Commodity price risk is managed by entering into purchase and sales commitments for electric power and natural gas, long-term contracts for coal
supplies and fuel oil, and derivative financial instruments. Xcel Energys risk management policy allows it to manage the market price risk within each
rate-regulated operation to the extent such exposure exists. Management is limited under the policy to enter into only transactions that manage market
price risk where the rate regulation jurisdiction does not already provide for dollar-for-dollar recovery. One exception to this policy exists in which
Xcel Energy and its subsidiaries use various physical contracts and derivative instruments to reduce the volatility in the cost of natural gas and electricity
provided to retail customers even though the regulatory jurisdiction provides dollar-for-dollar recovery of actual costs. In these instances, the use of
derivative instruments and physical contracts is done consistently with the local jurisdictional cost recovery mechanism.
Xcel Energy and its subsidiaries have been exposed to market price risk for the sale of electric energy and the purchase of fuel resources, including coal,
natural gas and fuel oil used to generate the electric energy within its nonregulated operations, primarily through NRG and Xcel Energy International.
With the divestiture of NRG and the expected sale of Xcel Energy International, the exposure to market price risk has greatly decreased. Xcel Energy
managed this market price risk by entering into firm power sales agreements for approximately 55 percent to 75 percent of its electric capacity and energy
from each generation facility, using contracts with terms ranging from one to 25 years.
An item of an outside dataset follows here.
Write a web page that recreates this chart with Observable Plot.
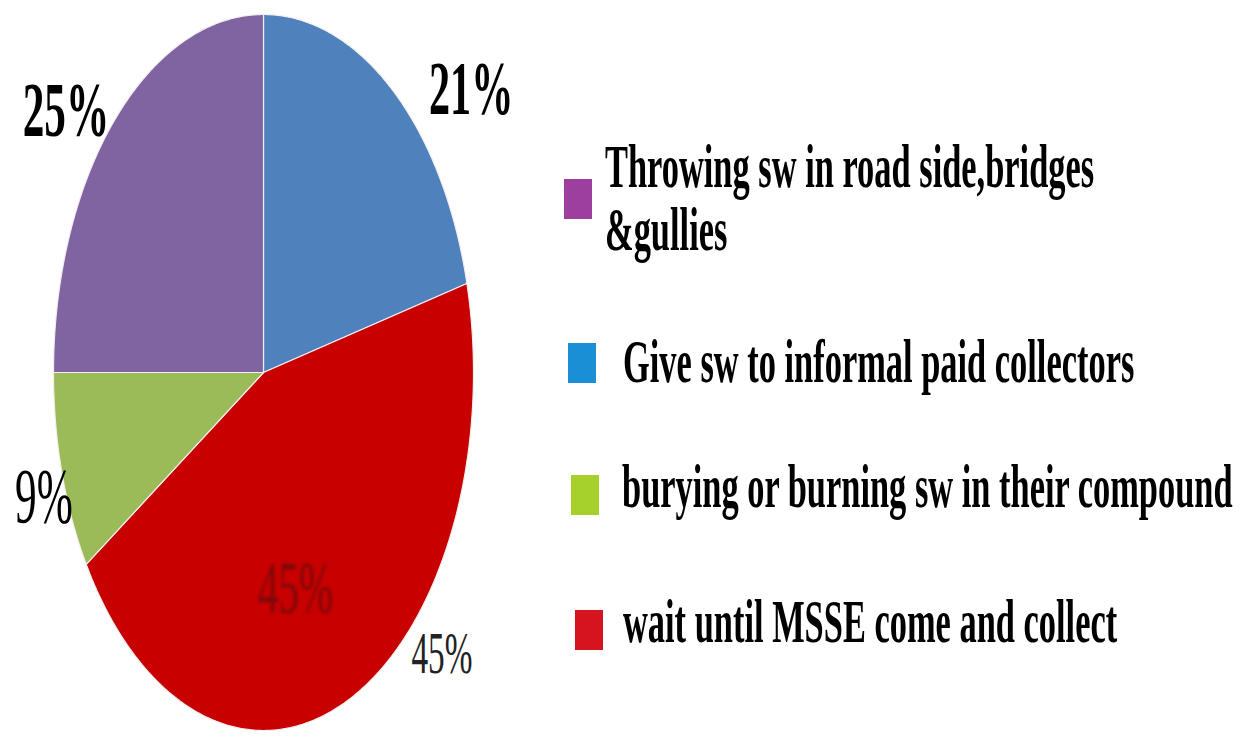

In addition, Xcel Energy managed the market price risk covering
the fuel resource requirements to provide the electric energy by entering into purchase commitments and derivative instruments for coal, natural gas and
fuel oil as needed to meet fixed-priced electric energy requirements. Xcel Energys risk management policy allows the management of market price risks,
and provides guidelines for the level of price risk exposure that is acceptable within the companys operations.
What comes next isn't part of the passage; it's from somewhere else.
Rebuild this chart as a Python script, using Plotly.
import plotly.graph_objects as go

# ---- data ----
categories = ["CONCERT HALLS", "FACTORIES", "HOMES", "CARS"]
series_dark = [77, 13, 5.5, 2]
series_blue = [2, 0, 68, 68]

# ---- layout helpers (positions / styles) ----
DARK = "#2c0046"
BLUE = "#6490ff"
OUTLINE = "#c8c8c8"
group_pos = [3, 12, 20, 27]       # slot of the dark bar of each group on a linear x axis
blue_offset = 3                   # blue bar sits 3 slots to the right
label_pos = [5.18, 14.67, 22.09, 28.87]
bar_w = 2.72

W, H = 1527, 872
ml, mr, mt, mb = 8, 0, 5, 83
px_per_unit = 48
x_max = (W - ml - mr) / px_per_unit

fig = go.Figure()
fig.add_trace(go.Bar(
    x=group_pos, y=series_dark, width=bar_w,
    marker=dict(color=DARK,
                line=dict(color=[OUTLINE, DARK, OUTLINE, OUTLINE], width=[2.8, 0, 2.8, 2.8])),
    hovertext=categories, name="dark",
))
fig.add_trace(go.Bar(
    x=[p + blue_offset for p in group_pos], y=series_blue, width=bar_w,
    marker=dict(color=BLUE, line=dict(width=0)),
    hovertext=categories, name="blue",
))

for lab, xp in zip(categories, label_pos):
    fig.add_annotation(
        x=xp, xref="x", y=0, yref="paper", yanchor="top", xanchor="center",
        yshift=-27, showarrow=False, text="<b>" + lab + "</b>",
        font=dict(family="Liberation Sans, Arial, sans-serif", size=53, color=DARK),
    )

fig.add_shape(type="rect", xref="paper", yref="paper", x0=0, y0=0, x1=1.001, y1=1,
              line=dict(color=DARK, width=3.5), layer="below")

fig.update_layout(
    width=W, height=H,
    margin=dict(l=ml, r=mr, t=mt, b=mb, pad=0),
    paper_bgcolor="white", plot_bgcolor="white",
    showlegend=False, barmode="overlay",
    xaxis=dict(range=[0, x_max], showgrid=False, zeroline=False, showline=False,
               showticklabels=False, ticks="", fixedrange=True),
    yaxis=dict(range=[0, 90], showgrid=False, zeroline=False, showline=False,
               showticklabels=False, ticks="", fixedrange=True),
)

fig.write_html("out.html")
Interest Rate Risk Xcel Energy and its subsidiaries are subject to the risk of fluctuating interest rates in the normal course of business.
Xcel Energys policy allows interest rate risk to be managed through the use of fixed rate debt, floating rate debt and interest rate derivatives
such as swaps, caps, collars and put or call options.
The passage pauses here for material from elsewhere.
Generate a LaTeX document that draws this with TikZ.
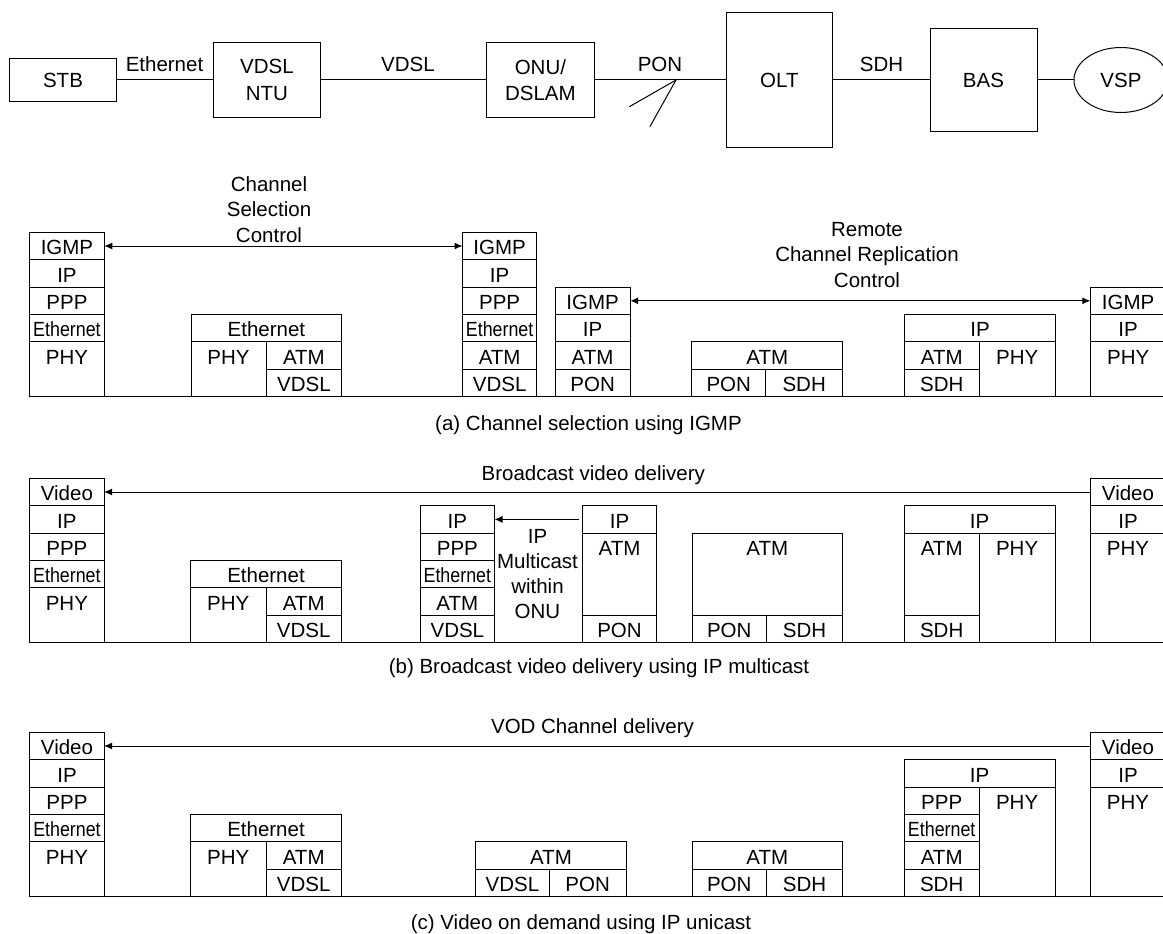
\documentclass[tikz,border=0pt]{standalone}
\usepackage{fontspec}
\setmainfont{Liberation Sans}
\usepackage{graphicx}
\usetikzlibrary{arrows.meta,shapes.geometric}
\newcommand\eth{\scalebox{0.87}[1]{Ethernet}}
\newcommand\mkcell[6]{%
  \node[cellbox, minimum width={#4pt-#2pt}, minimum height={#5pt-#3pt}] (#1) at (#2,#3) {};
  \node[lab] (#1-t) at ([yshift=-22.3pt]#1.north) {#6};
}
\tikzset{
  box/.style={draw, line width=1pt, inner sep=0pt, outer sep=0pt},
  cellbox/.style={draw, line width=1pt, inner sep=0pt, outer sep=0pt, anchor=north west, rectangle},
  lab/.style={anchor=base, inner sep=0pt, outer sep=0pt},
  arrl/.style={-{Latex[length=8pt,width=7pt]}, line width=1pt},
  arrb/.style={{Latex[length=8pt,width=7pt]}-{Latex[length=8pt,width=7pt]}, line width=1pt},
  wire/.style={line width=1pt},
}
\begin{document}
\begin{tikzpicture}[x=1pt,y=-1pt,font=\fontsize{20.5}{26.5}\selectfont]
\useasboundingbox (0,0) rectangle (1163,934);
\clip (0,0) rectangle (1163,934);
% ---------------- top row ----------------
\node[box, minimum width=106.7, minimum height=43] (stb) at (63,80) {STB};
\node[box, minimum width=106.8, minimum height=75.3, align=center] (ntu) at (266.9,80) {VDSL\\NTU};
\node[box, minimum width=107.2, minimum height=75.3, align=center] (onu) at (540.4,80) {ONU/\\DSLAM};
\node[box, minimum width=105.2, minimum height=135.8] (olt) at (779.4,80) {OLT};
\node[box, minimum width=107, minimum height=103] (bas) at (983.5,80) {BAS};
\node[box, ellipse, minimum width=94, minimum height=65] (vsp) at (1121,80) {VSP};
\draw[wire] (stb) -- (ntu);
\draw[wire] (ntu) -- (onu);
\draw[wire] (onu) -- (olt);
\draw[wire] (olt) -- (bas);
\draw[wire] (bas) -- (vsp);
\coordinate (sp) at (676,80);
\coordinate (sp1) at (629.4,106.7);
\coordinate (sp2) at (649.9,126.7);
\draw[wire] (sp) -- (sp1);
\draw[wire] (sp) -- (sp2);
\node[lab] (lEth) at (164.5,72) {Ethernet};
\node[lab] (lVdsl) at (408,72) {VDSL};
\node[lab] (lPon) at (660,72) {PON};
\node[lab] (lSdh) at (881.5,72) {SDH};
% ---------------- (a) ----------------
\node[lab] (aT1) at (269,191.7) {Channel};
\node[lab] (aT2) at (269,216.7) {Selection};
\node[lab] (aT3) at (269,242.7) {Control};
\node[lab] (aR1) at (867,236) {Remote};
\node[lab] (aR2) at (867,261.7) {Channel Replication};
\node[lab] (aR3) at (867,287.3) {Control};
\mkcell{aL1}{29.6}{232.3}{104.3}{259.7}{IGMP}
\mkcell{aL2}{29.6}{259.7}{104.3}{287.1}{IP}
\mkcell{aL3}{29.6}{287.1}{104.3}{314.5}{PPP}
\mkcell{aL4}{29.6}{314.5}{104.3}{341.9}{\eth}
\mkcell{aL5}{29.6}{341.9}{104.3}{396.7}{PHY}
\mkcell{aN1}{191}{314.5}{341.8}{341.9}{Ethernet}
\mkcell{aN2}{191}{341.9}{266}{396.7}{PHY}
\mkcell{aN3}{266}{341.9}{341.8}{369.3}{ATM}
\mkcell{aN4}{266}{369.3}{341.8}{396.7}{VDSL}
\mkcell{aO1}{462.5}{232.3}{536.8}{259.7}{IGMP}
\mkcell{aO2}{462.5}{259.7}{536.8}{287.1}{IP}
\mkcell{aO3}{462.5}{287.1}{536.8}{314.5}{PPP}
\mkcell{aO4}{462.5}{314.5}{536.8}{341.9}{\eth}
\mkcell{aO5}{462.5}{341.9}{536.8}{369.3}{ATM}
\mkcell{aO6}{462.5}{369.3}{536.8}{396.7}{VDSL}
\mkcell{aT1c}{555}{287.1}{630.2}{314.5}{IGMP}
\mkcell{aT2c}{555}{314.5}{630.2}{341.9}{IP}
\mkcell{aT3c}{555}{341.9}{630.2}{369.3}{ATM}
\mkcell{aT4c}{555}{369.3}{630.2}{396.7}{PON}
\mkcell{aX1}{691.8}{341.9}{842.7}{369.3}{ATM}
\mkcell{aX2}{691.8}{369.3}{765.7}{396.7}{PON}
\mkcell{aX3}{765.7}{369.3}{842.7}{396.7}{SDH}
\mkcell{aB1}{904.7}{314.5}{1055.3}{341.9}{IP}
\mkcell{aB2}{904.7}{341.9}{979}{369.3}{ATM}
\mkcell{aB3}{904.7}{369.3}{979}{396.7}{SDH}
\mkcell{aB4}{979}{341.9}{1055.3}{396.7}{PHY}
\mkcell{aV1}{1090.3}{287.1}{1166}{314.5}{IGMP}
\mkcell{aV2}{1090.3}{314.5}{1166}{341.9}{IP}
\mkcell{aV3}{1090.3}{341.9}{1166}{396.7}{PHY}
\draw[arrb] (aL1.east) -- (aO1.west);
\draw[arrb] (aT1c.east) -- (aV1.west);
\coordinate (aBa) at (29.6,396.7);
\coordinate (aBb) at (1170,396.7);
\draw[wire] (aBa) -- (aBb);
\node[lab] (capA) at (588.5,430) {(a) Channel selection using IGMP};
% ---------------- (b) ----------------
\node[lab] (bTitle) at (593.3,480.7) {Broadcast video delivery};
\mkcell{bL1}{29.8}{478.3}{104}{505.7}{Video}
\mkcell{bL2}{29.8}{505.7}{104}{533.1}{IP}
\mkcell{bL3}{29.8}{533.1}{104}{560.5}{PPP}
\mkcell{bL4}{29.8}{560.5}{104}{587.9}{\eth}
\mkcell{bL5}{29.8}{587.9}{104}{642.7}{PHY}
\mkcell{bN1}{190.6}{560.5}{341.4}{587.9}{Ethernet}
\mkcell{bN2}{190.6}{587.9}{266}{642.7}{PHY}
\mkcell{bN3}{266}{587.9}{341.4}{615.3}{ATM}
\mkcell{bN4}{266}{615.3}{341.4}{642.7}{VDSL}
\mkcell{bO1}{420.2}{505.7}{494.5}{533.1}{IP}
\mkcell{bO2}{420.2}{533.1}{494.5}{560.5}{PPP}
\mkcell{bO3}{420.2}{560.5}{494.5}{587.9}{\eth}
\mkcell{bO4}{420.2}{587.9}{494.5}{615.3}{ATM}
\mkcell{bO5}{420.2}{615.3}{494.5}{642.7}{VDSL}
\node[lab] (bM1) at (537.5,543.5) {IP};
\node[lab] (bM2) at (537.5,568.5) {Multicast};
\node[lab] (bM3) at (537.5,593.5) {within};
\node[lab] (bM4) at (537.5,618.5) {ONU};
\mkcell{bT1}{582.5}{505.7}{656.5}{533.1}{IP}
\mkcell{bT2}{582.5}{533.1}{656.5}{615.3}{ATM}
\mkcell{bT3}{582.5}{615.3}{656.5}{642.7}{PON}
\mkcell{bX1}{692}{533.1}{842.7}{615.3}{ATM}
\mkcell{bX2}{692}{615.3}{766.5}{642.7}{PON}
\mkcell{bX3}{766.5}{615.3}{842.7}{642.7}{SDH}
\mkcell{bB1}{904.2}{505.7}{1055}{533.1}{IP}
\mkcell{bB2}{904.2}{533.1}{979.2}{615.3}{ATM}
\mkcell{bB3}{904.2}{615.3}{979.2}{642.7}{SDH}
\mkcell{bB4}{979.2}{533.1}{1055}{642.7}{PHY}
\mkcell{bV1}{1090}{478.3}{1166}{505.7}{Video}
\mkcell{bV2}{1090}{505.7}{1166}{533.1}{IP}
\mkcell{bV3}{1090}{533.1}{1166}{642.7}{PHY}
\draw[arrl] (bV1.west) -- (bL1.east);
\draw[arrl, shorten <=4pt] (bT1.west) -- (bO1.east);
\coordinate (bBa) at (29.8,642.7);
\coordinate (bBb) at (1170,642.7);
\draw[wire] (bBa) -- (bBb);
\node[lab] (capB) at (599,673) {(b) Broadcast video delivery using IP multicast};
% ---------------- (c) ----------------
\node[lab] (cTitle) at (592.5,733.3) {VOD Channel delivery};
\mkcell{cL1}{29.9}{732.3}{104.1}{759.7}{Video}
\mkcell{cL2}{29.9}{759.7}{104.1}{787.1}{IP}
\mkcell{cL3}{29.9}{787.1}{104.1}{814.5}{PPP}
\mkcell{cL4}{29.9}{814.5}{104.1}{841.9}{\eth}
\mkcell{cL5}{29.9}{841.9}{104.1}{896.7}{PHY}
\mkcell{cN1}{190.6}{814.5}{341.4}{841.9}{Ethernet}
\mkcell{cN2}{190.6}{841.9}{266}{896.7}{PHY}
\mkcell{cN3}{266}{841.9}{341.4}{869.3}{ATM}
\mkcell{cN4}{266}{869.3}{341.4}{896.7}{VDSL}
\mkcell{cO1}{475.7}{841.9}{626.2}{869.3}{ATM}
\mkcell{cO2}{475.7}{869.3}{549.2}{896.7}{VDSL}
\mkcell{cO3}{549.2}{869.3}{626.2}{896.7}{PON}
\mkcell{cX1}{692}{841.9}{842.7}{869.3}{ATM}
\mkcell{cX2}{692}{869.3}{766.5}{896.7}{PON}
\mkcell{cX3}{766.5}{869.3}{842.7}{896.7}{SDH}
\mkcell{cB1}{904.2}{759.7}{1055}{787.1}{IP}
\mkcell{cB2}{904.2}{787.1}{979.2}{814.5}{PPP}
\mkcell{cB3}{904.2}{814.5}{979.2}{841.9}{\eth}
\mkcell{cB4}{904.2}{841.9}{979.2}{869.3}{ATM}
\mkcell{cB5}{904.2}{869.3}{979.2}{896.7}{SDH}
\mkcell{cB6}{979.2}{787.1}{1055}{896.7}{PHY}
\mkcell{cV1}{1090}{732.3}{1166}{759.7}{Video}
\mkcell{cV2}{1090}{759.7}{1166}{787.1}{IP}
\mkcell{cV3}{1090}{787.1}{1166}{896.7}{PHY}
\draw[arrl] (cV1.west) -- (cL1.east);
\coordinate (cBa) at (29.9,896.7);
\coordinate (cBb) at (1170,896.7);
\draw[wire] (cBa) -- (cBb);
\node[lab] (capC) at (581,929) {(c) Video on demand using IP unicast};
\end{tikzpicture}
\end{document}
Xcel Energy engages in hedges of cash flow exposure and hedges of fair value exposure. The fair value of interest rate swaps designated as cash flow
hedges are initially recorded in Other Comprehensive Income. Reclassification of unrealized gains or losses on cash flow hedges of variable rate debt
instruments from Other Comprehensive Income into earnings occurs as interest payments are accrued on the debt instrument and generally offsets the
change in the interest accrued on the underlying variable rate debt. Hedges of fair value exposure are entered into to hedge the fair value of a recognized
asset, liability or firm commitment. Changes in the derivative fair values that are designated as fair value hedges are recognized in earnings as offsets
to the changes in fair values of related hedged assets, liabilities or firm commitments. In order to test the effectiveness of such swaps, a hypothetical
swap is used to mirror all the critical terms of the underlying debt and regression analysis is utilized to assess the effectiveness of the actual swap at
inception and on an ongoing basis. The assessment is done periodically to ensure the swaps continue to be effective. The fair value of interest rate swaps
is determined through counterparty valuations, internal valuations and broker quotes. There have been no material changes in the techniques or models
used in the valuation of interest rate swaps during the periods presented.